More people opting for work under the scheme would aggravate the shortage of workers in farms

With the National Rural Employment Guarantee Scheme yielding a good harvest of rural votes in the recent general elections, Finance Minister Pranab Mukherjee today announced that the scheme will now guarantee a minimum daily wage of Rs 100 to each beneficiary. Accordingly, proposed allocation for the rural job scheme has been raised 144 per cent to Rs 39,100 crore in 2009-10. The government had spent Rs 30,100 crore on the scheme in 2008-09 (revised estimates) which provided work to 44.7 million households. At the moment, the scheme provides for a minimum daily wage of Rs 60, though states are free to stipulate a higher amount.

This set alarm bells ringing in the agricultural sector as it is certain to push up wages paid by farmers to casual workers.
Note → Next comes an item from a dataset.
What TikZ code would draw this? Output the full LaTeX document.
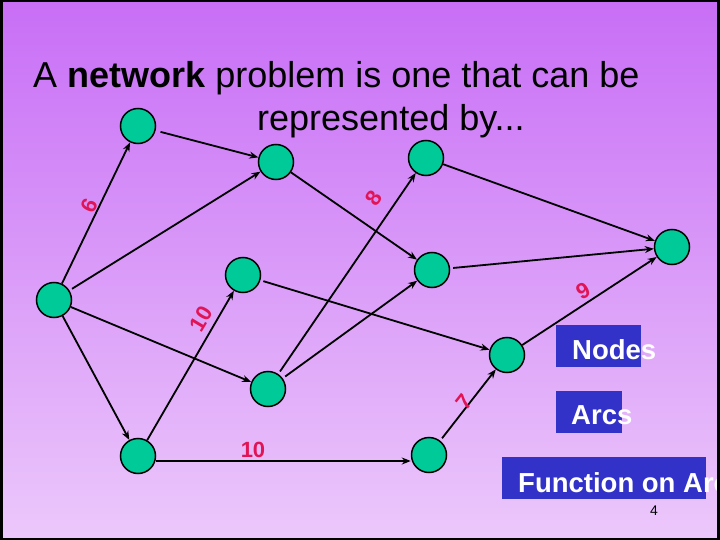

Farm experts said that this would aggravate the shortage of workers in farms as they would opt for work under the scheme. Large farmers in Punjab as well as large industrial clusters have faced a labour shortage in the last couple of years after the implementation of NREGS in Bihar and Uttar Pradesh.

Experts also said that small and marginal farmers are expected to give up farming because of this, which could impact farm production adversely. Some states like Haryana, Punjab and Kerala are already paying more than Rs 100 to NREGS workers. In fact, higher wages for NREGS in Punjab has lured workers from agricultural fields there.

Rajakutty, director and professor at the Gujarat-based National Institute of Rural Development which comes under the Rural Development Ministry, said: “This is going to be bad for farming. Unless agricultural work is included in NREGS, there will be nobody left to work in the fields as people have already begun to go to the NREGS work sites rather than the fields.”

The 2009-10 Budget also said that the scheme would a try to merge itself with other social sector schemes involving farming, land resources and rural roads. The Government has selected 115 pilot districts for implementing this convergence in the first phase, Mukherjee said in his budget speech. However, it was not clear which schemes are to be converged with NREGS. “We will have to see the proposal in full to know the full implication of today’s announcement,” Rajakutty told Business Standard.

The scheme which provides 100 days of work to every rural household, including those who are not below the poverty line, had seen allocations go up last fiscal, especially when additional sums were given as part of the stimulus package to fight economic slowdown. While the allocation in the 2008-09 Budget for the scheme was Rs 16,000 crore, it almost doubled in the revised estimate to Rs 30,100 crore following the additional funds released in the stimulus package. The amount was repeated in the interim budget presented in February this year.

The scheme has stimulated rural demand for products like cement, steel and fast-moving consumer goods as well as services like mobile telecommunication services and direct-to-home television.